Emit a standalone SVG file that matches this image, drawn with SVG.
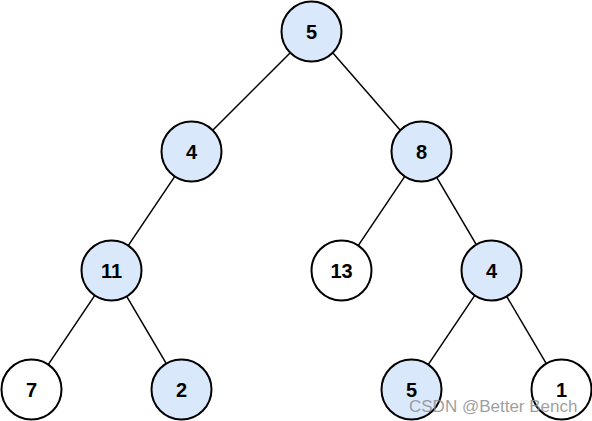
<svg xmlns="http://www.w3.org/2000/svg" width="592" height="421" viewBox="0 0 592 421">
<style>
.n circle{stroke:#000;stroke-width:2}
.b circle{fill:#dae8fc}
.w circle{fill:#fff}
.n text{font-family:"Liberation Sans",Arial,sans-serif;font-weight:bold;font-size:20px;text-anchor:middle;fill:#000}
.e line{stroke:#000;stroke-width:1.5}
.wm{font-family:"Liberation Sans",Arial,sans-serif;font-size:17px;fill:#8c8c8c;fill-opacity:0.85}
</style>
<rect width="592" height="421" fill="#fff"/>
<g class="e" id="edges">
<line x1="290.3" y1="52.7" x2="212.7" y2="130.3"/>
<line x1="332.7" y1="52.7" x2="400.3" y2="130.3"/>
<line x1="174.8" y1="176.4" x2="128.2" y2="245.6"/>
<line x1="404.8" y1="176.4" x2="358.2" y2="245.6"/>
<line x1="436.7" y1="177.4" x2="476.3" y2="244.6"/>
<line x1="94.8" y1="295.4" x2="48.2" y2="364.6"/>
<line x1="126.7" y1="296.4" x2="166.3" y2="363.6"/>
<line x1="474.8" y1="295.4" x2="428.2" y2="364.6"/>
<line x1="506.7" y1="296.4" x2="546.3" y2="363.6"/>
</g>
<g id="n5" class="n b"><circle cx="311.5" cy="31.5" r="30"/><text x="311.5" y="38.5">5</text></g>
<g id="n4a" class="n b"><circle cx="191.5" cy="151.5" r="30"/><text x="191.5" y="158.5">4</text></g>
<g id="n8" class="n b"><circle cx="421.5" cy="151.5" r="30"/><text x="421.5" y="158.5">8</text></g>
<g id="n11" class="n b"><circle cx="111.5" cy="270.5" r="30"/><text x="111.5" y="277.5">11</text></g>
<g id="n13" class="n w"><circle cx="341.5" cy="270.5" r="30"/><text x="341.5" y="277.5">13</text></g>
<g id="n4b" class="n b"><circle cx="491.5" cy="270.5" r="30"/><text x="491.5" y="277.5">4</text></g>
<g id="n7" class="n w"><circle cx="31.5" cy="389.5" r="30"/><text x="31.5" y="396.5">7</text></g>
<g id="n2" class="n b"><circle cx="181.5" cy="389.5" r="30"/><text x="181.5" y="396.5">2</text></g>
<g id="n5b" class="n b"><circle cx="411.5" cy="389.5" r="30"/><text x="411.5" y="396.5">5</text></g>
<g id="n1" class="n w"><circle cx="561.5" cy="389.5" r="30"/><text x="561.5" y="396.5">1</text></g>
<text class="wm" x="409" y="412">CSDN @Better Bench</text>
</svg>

...

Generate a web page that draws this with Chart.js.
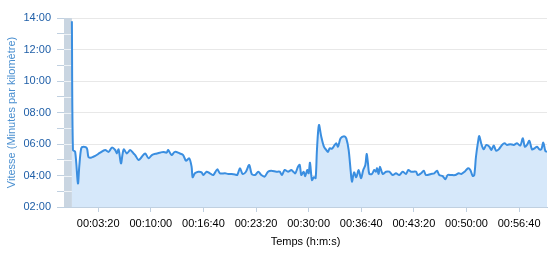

- **What to produce**
Give the number of lines above that hold the word "this", and nothing more.

- **Answer to the exercise**
2